The researchers say the findings demonstrate that the brain alone can alter how we perceive our bodies, without input from our senses.
The report in the Proceedings of the National Academy of Sciences also raises the possibility of using similar strategies to treat certain movement problems and pain syndromes.
Dr. G. Lorimer Mosely of the University of Oxford in the UK and Dr. P. Brugger of University Hospital Zurich in Switzerland noted that our sense of our own body, sometimes called our "body image," is something we take for granted.
But, they add, this image can be altered in many neurological or psychiatric conditions and can even be manipulated in healthy patients.
For the study, Mosely and Brugger had seven amputees with a "vivid phantom" try to learn to move the wrist of their missing hand in an anatomically impossible way in order to investigate whether it would be possible to change the image by thought alone, and find out whether it would be limited by the normal physics of the human body if the body part in question didn't exist in real life.
The subjects were basically taught to spin the hand 360 degrees as if the hand and forearm were joined with a pivot rather than a wrist.
All of the study participants said they felt like they were watching someone else's arm do the movement at first. However, the four who succeeded in learning the movement eventually said the rotating arm felt like part of their own body.
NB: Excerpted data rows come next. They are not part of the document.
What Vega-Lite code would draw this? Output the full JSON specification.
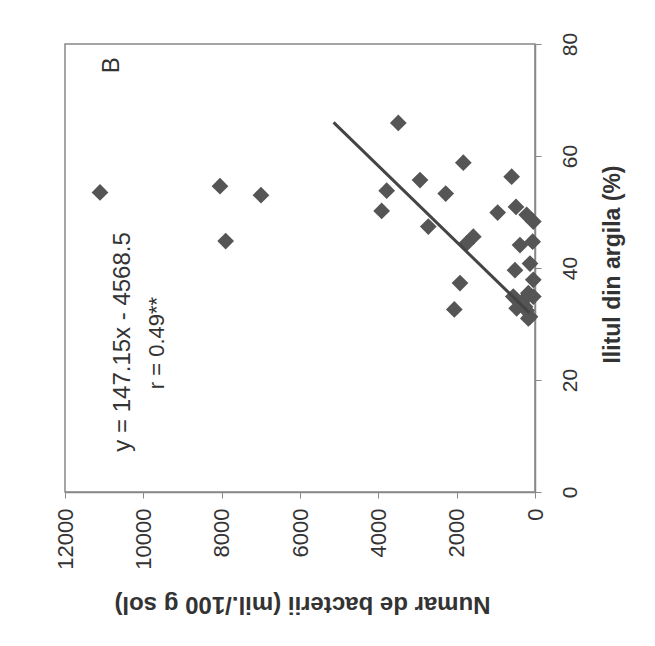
{
  "$schema": "https://vega.github.io/schema/vega-lite/v6.json",
  "width": 470,
  "height": 448,
  "autosize": "none",
  "padding": {"left": 65, "top": 44, "right": 120, "bottom": 154},
  "background": "white",
  "config": {
    "font": "Liberation Sans",
    "view": {"stroke": "#888", "strokeWidth": 1.5},
    "axis": {"grid": false, "domainColor": "#888", "domainWidth": 1.5, "tickColor": "#888", "tickSize": 6, "labelColor": "#333", "titleColor": "#333", "labelFont": "Liberation Sans", "titleFont": "Liberation Sans"}
  },
  "datasets": {
    "pts": [
      {"bacterii": 11106, "ilit": 53.5},
      {"bacterii": 8043, "ilit": 54.6},
      {"bacterii": 7898, "ilit": 44.8},
      {"bacterii": 6996, "ilit": 53.0},
      {"bacterii": 3490, "ilit": 65.9},
      {"bacterii": 3787, "ilit": 53.8},
      {"bacterii": 3915, "ilit": 50.2},
      {"bacterii": 2936, "ilit": 55.7},
      {"bacterii": 1830, "ilit": 58.8},
      {"bacterii": 2280, "ilit": 53.3},
      {"bacterii": 2724, "ilit": 47.4},
      {"bacterii": 1575, "ilit": 45.6},
      {"bacterii": 1744, "ilit": 44.4},
      {"bacterii": 1915, "ilit": 37.3},
      {"bacterii": 2060, "ilit": 32.6},
      {"bacterii": 953, "ilit": 49.9},
      {"bacterii": 596, "ilit": 56.3},
      {"bacterii": 485, "ilit": 50.9},
      {"bacterii": 213, "ilit": 49.5},
      {"bacterii": 43, "ilit": 48.3},
      {"bacterii": 383, "ilit": 44.1},
      {"bacterii": 60, "ilit": 44.7},
      {"bacterii": 511, "ilit": 39.6},
      {"bacterii": 128, "ilit": 40.8},
      {"bacterii": 43, "ilit": 37.9},
      {"bacterii": 170, "ilit": 35.5},
      {"bacterii": 43, "ilit": 34.9},
      {"bacterii": 554, "ilit": 34.9},
      {"bacterii": 468, "ilit": 32.8},
      {"bacterii": 255, "ilit": 33.1},
      {"bacterii": 128, "ilit": 31.3},
      {"bacterii": 213, "ilit": 32.4},
      {"bacterii": 298, "ilit": 34.2},
      {"bacterii": 170, "ilit": 31.0}
    ],
    "trend": [
      {"bacterii": 140, "ilit": 32.0},
      {"bacterii": 5143, "ilit": 66.0}
    ],
    "labels": [
      {"bacterii": 10519, "ilit": 26.8, "txt": "y = 147.15x - 4568.5", "sz": 24},
      {"bacterii": 9651, "ilit": 26.6, "txt": "r = 0.49**", "sz": 22},
      {"bacterii": 10800, "ilit": 76.2, "txt": "B", "sz": 24}
    ]
  },
  "layer": [
    {
      "data": {"name": "pts"},
      "mark": {"type": "point", "shape": "diamond", "filled": true, "size": 280, "color": "#555", "opacity": 1},
      "encoding": {
        "x": {"field": "bacterii", "type": "quantitative", "scale": {"domain": [0, 12000], "reverse": true, "nice": false},
          "axis": {"orient": "bottom", "values": [0, 2000, 4000, 6000, 8000, 10000, 12000], "format": "d", "labelAngle": -90, "labelAlign": "right", "labelBaseline": "middle", "labelFontSize": 22, "labelPadding": 10, "title": "Numar de bacterii (mil./100 g sol)", "titleFontSize": 24, "titleFontWeight": "bold", "titleAngle": 180, "titleAlign": "center", "titleBaseline": "middle", "titleX": 237, "titleY": 111}},
        "y": {"field": "ilit", "type": "quantitative", "scale": {"domain": [0, 80], "nice": false},
          "axis": {"orient": "right", "values": [0, 20, 40, 60, 80], "format": "d", "labelAngle": -90, "labelAlign": "center", "labelBaseline": "top", "labelFontSize": 21, "labelPadding": 18, "title": "Ilitul din argila (%)", "titleFontSize": 23, "titleFontWeight": "bold", "titleAngle": -90, "titleAlign": "center", "titleBaseline": "middle", "titleX": 77, "titleY": 220}}
      }
    },
    {
      "data": {"name": "trend"},
      "mark": {"type": "line", "color": "#444", "strokeWidth": 3},
      "encoding": {
        "x": {"field": "bacterii", "type": "quantitative"},
        "y": {"field": "ilit", "type": "quantitative"}
      }
    },
    {
      "data": {"name": "labels"},
      "mark": {"type": "text", "angle": 270, "align": "center", "baseline": "middle", "color": "#333"},
      "encoding": {
        "x": {"field": "bacterii", "type": "quantitative"},
        "y": {"field": "ilit", "type": "quantitative"},
        "text": {"field": "txt"},
        "size": {"field": "sz", "type": "quantitative", "scale": null}
      }
    }
  ]
}
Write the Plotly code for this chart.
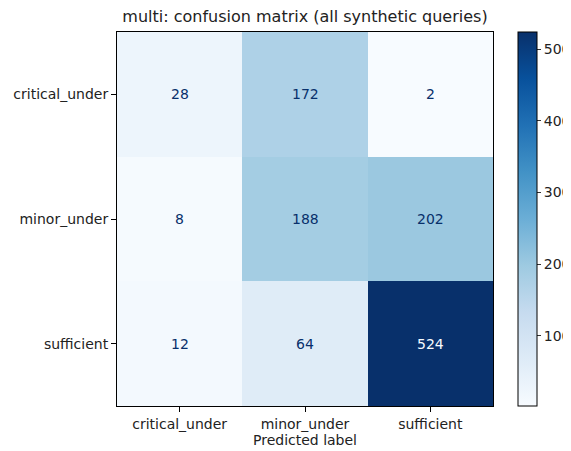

Each test subject also said that they now perceived their phantom arm differently, while two said it had become more difficult for them to move their phantom hand from side to side because of the changes in their arm's shape.
The study participants went through a test of reaction time that required them to judge whether an image was of a left or a right hand. Previous studies have shown that response time corresponds to how long it would take a person to move their arm to match the position of the image.
"That is, correct left-right hand judgments require the participant to mentally rotate their own hand to match that shown in the picture," the researchers said.
All of the study participants responded faster before the training if the image of the hand was in a position similar to their own hand. However, the four successful participants got much faster at reacting to a hand shown in a position opposite from their own phantom hand after training -- meaning they could mentally "flip" it thanks to its new joint.
A separate test flashed pictures of hands at the beginning and the end of the impossible movement for the participants.
In most cases, a person perceives a small "impossible" movement between the two hand positions if the images are alternated faster than their own hand would be able to move. But they would see the normal, longer movement that one's hand would make to change from one position to the other if the images were flashed more slowly.
No matter how quickly the images were flashed, the people who successfully learned the impossible movement always saw the hand making that movement.
"It suggests that the brain truly does change itself," Mosely and Brugger concluded.
The researchers say the findings raise the "speculative, but not outrageous" possibility that patients could cope with movement problems due to stroke, back pain, or pain in other regions of the body, by being trained to change the image of that body part.